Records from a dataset

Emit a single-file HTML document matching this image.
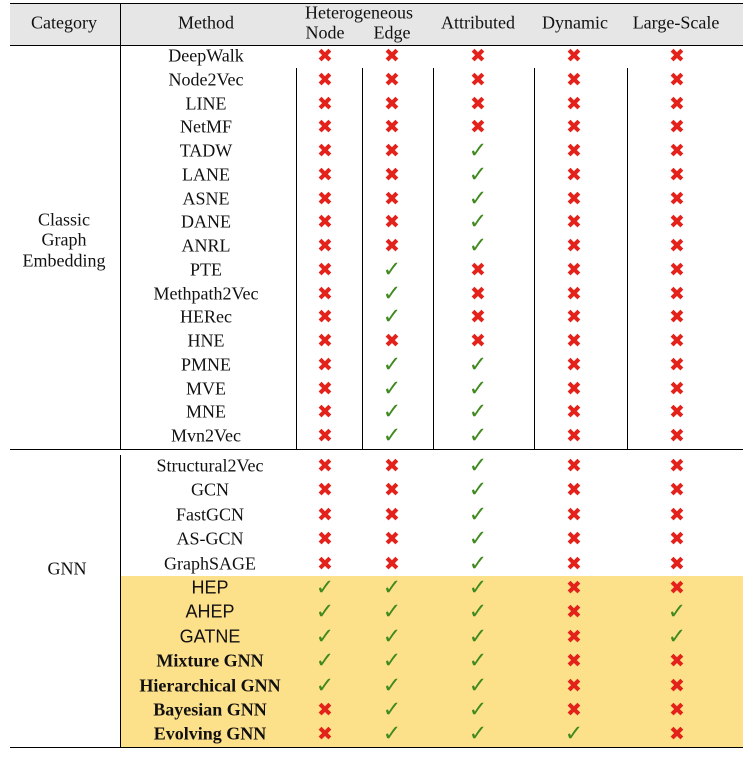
<!DOCTYPE html>
<html><head><meta charset="utf-8"><style>
body{margin:0;width:743px;height:757px;background:#fff;position:relative;overflow:hidden;font-family:"Liberation Serif",serif;font-size:18px;color:#111}
.t{position:absolute;transform:translate(-50%,-50%);white-space:nowrap}
.x{color:#e3231b;font-family:"DejaVu Sans",sans-serif;font-size:19px;font-weight:bold}
.c{color:#3f8a1f;font-family:"DejaVu Sans",sans-serif;font-size:22px;font-weight:bold;font-style:italic}
.h{position:absolute;background:#000;height:1.3px}
.v{position:absolute;background:#000;width:1px}
.s{font-family:"Liberation Sans",sans-serif;font-size:18px}
.b{font-weight:bold}
</style></head><body>
<div style="position:absolute;left:10px;top:4px;width:733px;height:41px;background:#e6e6e6"></div>
<div style="position:absolute;left:120px;top:576px;width:623px;height:171px;background:#fde08a"></div>
<div class="h" style="left:10px;top:3px;width:733px"></div>
<div class="h" style="left:10px;top:45px;width:733px"></div>
<div class="h" style="left:10px;top:449px;width:733px"></div>
<div class="h" style="left:10px;top:747px;width:733px"></div>
<div class="v" style="left:120px;top:3px;height:42px"></div>
<div class="v" style="left:120px;top:45px;height:404px"></div>
<div class="v" style="left:120px;top:455px;height:292px"></div>
<div class="v" style="left:296px;top:68px;height:381px"></div>
<div class="v" style="left:362px;top:68px;height:381px"></div>
<div class="v" style="left:433px;top:68px;height:381px"></div>
<div class="v" style="left:534px;top:68px;height:381px"></div>
<div class="v" style="left:627px;top:68px;height:381px"></div>
<div class="t" style="left:64px;top:23px">Category</div>
<div class="t" style="left:206px;top:23px">Method</div>
<div class="t" style="left:359px;top:13px">Heterogeneous</div>
<div class="t" style="left:325px;top:33px">Node</div>
<div class="t" style="left:392px;top:33px">Edge</div>
<div class="t" style="left:478px;top:23px">Attributed</div>
<div class="t" style="left:575px;top:23px">Dynamic</div>
<div class="t" style="left:676px;top:23px">Large-Scale</div>
<div class="t" style="left:64px;top:220px">Classic</div>
<div class="t" style="left:64px;top:240px">Graph</div>
<div class="t" style="left:64px;top:261px">Embedding</div>
<div class="t" style="left:67px;top:569px">GNN</div>
<div id="rows"></div>
<script>
var X='<span class="x">✖</span>',C='<span class="c">✓</span>';
var rows=[
["DeepWalk","xxxxx"],["Node2Vec","xxxxx"],["LINE","xxxxx"],["NetMF","xxxxx"],["TADW","xxcxx"],["LANE","xxcxx"],["ASNE","xxcxx"],["DANE","xxcxx"],["ANRL","xxcxx"],["PTE","xcxxx"],["Methpath2Vec","xcxxx"],["HERec","xcxxx"],["HNE","xxxxx"],["PMNE","xccxx"],["MVE","xccxx"],["MNE","xccxx"],["Mvn2Vec","xccxx"]];
var g=[["Structural2Vec","xxcxx",""],["GCN","xxcxx",""],["FastGCN","xxcxx",""],["AS-GCN","xxcxx",""],["GraphSAGE","xxcxx",""],["HEP","cccxx","s"],["AHEP","cccxc","s"],["GATNE","cccxc","s"],["Mixture GNN","cccxx","b"],["Hierarchical GNN","cccxx","b"],["Bayesian GNN","xccxx","b"],["Evolving GNN","xcccx","b"]];
var cx=[325,392,478,574,677],h='';
rows.forEach(function(r,i){var y=56+i*23.75;h+='<div class="t" style="left:206px;top:'+y+'px">'+r[0]+'</div>';for(var k=0;k<5;k++)h+='<div class="t" style="left:'+cx[k]+'px;top:'+y+'px">'+(r[1][k]=='x'?X:C)+'</div>';});
g.forEach(function(r,i){var y=466+i*24.4;h+='<div class="t '+r[2]+'" style="left:210px;top:'+y+'px">'+r[0]+'</div>';for(var k=0;k<5;k++)h+='<div class="t" style="left:'+cx[k]+'px;top:'+y+'px">'+(r[1][k]=='x'?X:C)+'</div>';});
document.getElementById('rows').innerHTML=h;
</script>
</body></html>
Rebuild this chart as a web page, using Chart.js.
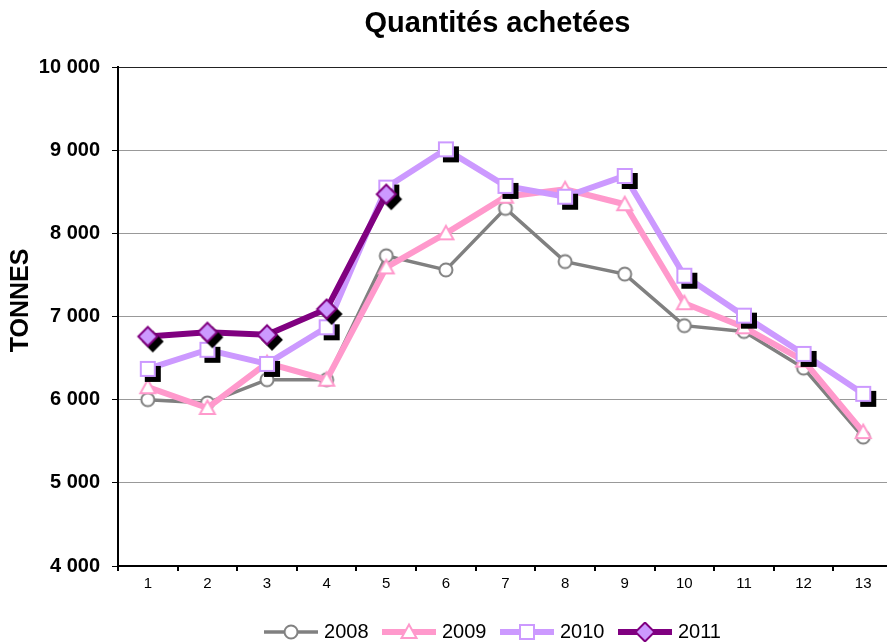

### WRITTEN INSTRUCTION
Copy every record above exactly, leaving out the pictures.

### COMPLETE OUTPUT
Emit a single-file HTML document matching this image.
<!DOCTYPE html>
<html><head><meta charset="utf-8"><style>
body{margin:0;width:743px;height:757px;background:#fff;position:relative;overflow:hidden;font-family:"Liberation Serif",serif;font-size:18px;color:#111}
.t{position:absolute;transform:translate(-50%,-50%);white-space:nowrap}
.x{color:#e3231b;font-family:"DejaVu Sans",sans-serif;font-size:19px;font-weight:bold}
.c{color:#3f8a1f;font-family:"DejaVu Sans",sans-serif;font-size:22px;font-weight:bold;font-style:italic}
.h{position:absolute;background:#000;height:1.3px}
.v{position:absolute;background:#000;width:1px}
.s{font-family:"Liberation Sans",sans-serif;font-size:18px}
.b{font-weight:bold}
</style></head><body>
<div style="position:absolute;left:10px;top:4px;width:733px;height:41px;background:#e6e6e6"></div>
<div style="position:absolute;left:120px;top:576px;width:623px;height:171px;background:#fde08a"></div>
<div class="h" style="left:10px;top:3px;width:733px"></div>
<div class="h" style="left:10px;top:45px;width:733px"></div>
<div class="h" style="left:10px;top:449px;width:733px"></div>
<div class="h" style="left:10px;top:747px;width:733px"></div>
<div class="v" style="left:120px;top:3px;height:42px"></div>
<div class="v" style="left:120px;top:45px;height:404px"></div>
<div class="v" style="left:120px;top:455px;height:292px"></div>
<div class="v" style="left:296px;top:68px;height:381px"></div>
<div class="v" style="left:362px;top:68px;height:381px"></div>
<div class="v" style="left:433px;top:68px;height:381px"></div>
<div class="v" style="left:534px;top:68px;height:381px"></div>
<div class="v" style="left:627px;top:68px;height:381px"></div>
<div class="t" style="left:64px;top:23px">Category</div>
<div class="t" style="left:206px;top:23px">Method</div>
<div class="t" style="left:359px;top:13px">Heterogeneous</div>
<div class="t" style="left:325px;top:33px">Node</div>
<div class="t" style="left:392px;top:33px">Edge</div>
<div class="t" style="left:478px;top:23px">Attributed</div>
<div class="t" style="left:575px;top:23px">Dynamic</div>
<div class="t" style="left:676px;top:23px">Large-Scale</div>
<div class="t" style="left:64px;top:220px">Classic</div>
<div class="t" style="left:64px;top:240px">Graph</div>
<div class="t" style="left:64px;top:261px">Embedding</div>
<div class="t" style="left:67px;top:569px">GNN</div>
<div id="rows"></div>
<script>
var X='<span class="x">✖</span>',C='<span class="c">✓</span>';
var rows=[
["DeepWalk","xxxxx"],["Node2Vec","xxxxx"],["LINE","xxxxx"],["NetMF","xxxxx"],["TADW","xxcxx"],["LANE","xxcxx"],["ASNE","xxcxx"],["DANE","xxcxx"],["ANRL","xxcxx"],["PTE","xcxxx"],["Methpath2Vec","xcxxx"],["HERec","xcxxx"],["HNE","xxxxx"],["PMNE","xccxx"],["MVE","xccxx"],["MNE","xccxx"],["Mvn2Vec","xccxx"]];
var g=[["Structural2Vec","xxcxx",""],["GCN","xxcxx",""],["FastGCN","xxcxx",""],["AS-GCN","xxcxx",""],["GraphSAGE","xxcxx",""],["HEP","cccxx","s"],["AHEP","cccxc","s"],["GATNE","cccxc","s"],["Mixture GNN","cccxx","b"],["Hierarchical GNN","cccxx","b"],["Bayesian GNN","xccxx","b"],["Evolving GNN","xcccx","b"]];
var cx=[325,392,478,574,677],h='';
rows.forEach(function(r,i){var y=56+i*23.75;h+='<div class="t" style="left:206px;top:'+y+'px">'+r[0]+'</div>';for(var k=0;k<5;k++)h+='<div class="t" style="left:'+cx[k]+'px;top:'+y+'px">'+(r[1][k]=='x'?X:C)+'</div>';});
g.forEach(function(r,i){var y=466+i*24.4;h+='<div class="t '+r[2]+'" style="left:210px;top:'+y+'px">'+r[0]+'</div>';for(var k=0;k<5;k++)h+='<div class="t" style="left:'+cx[k]+'px;top:'+y+'px">'+(r[1][k]=='x'?X:C)+'</div>';});
document.getElementById('rows').innerHTML=h;
</script>
</body></html>
Rebuild this chart as a web page, using Chart.js.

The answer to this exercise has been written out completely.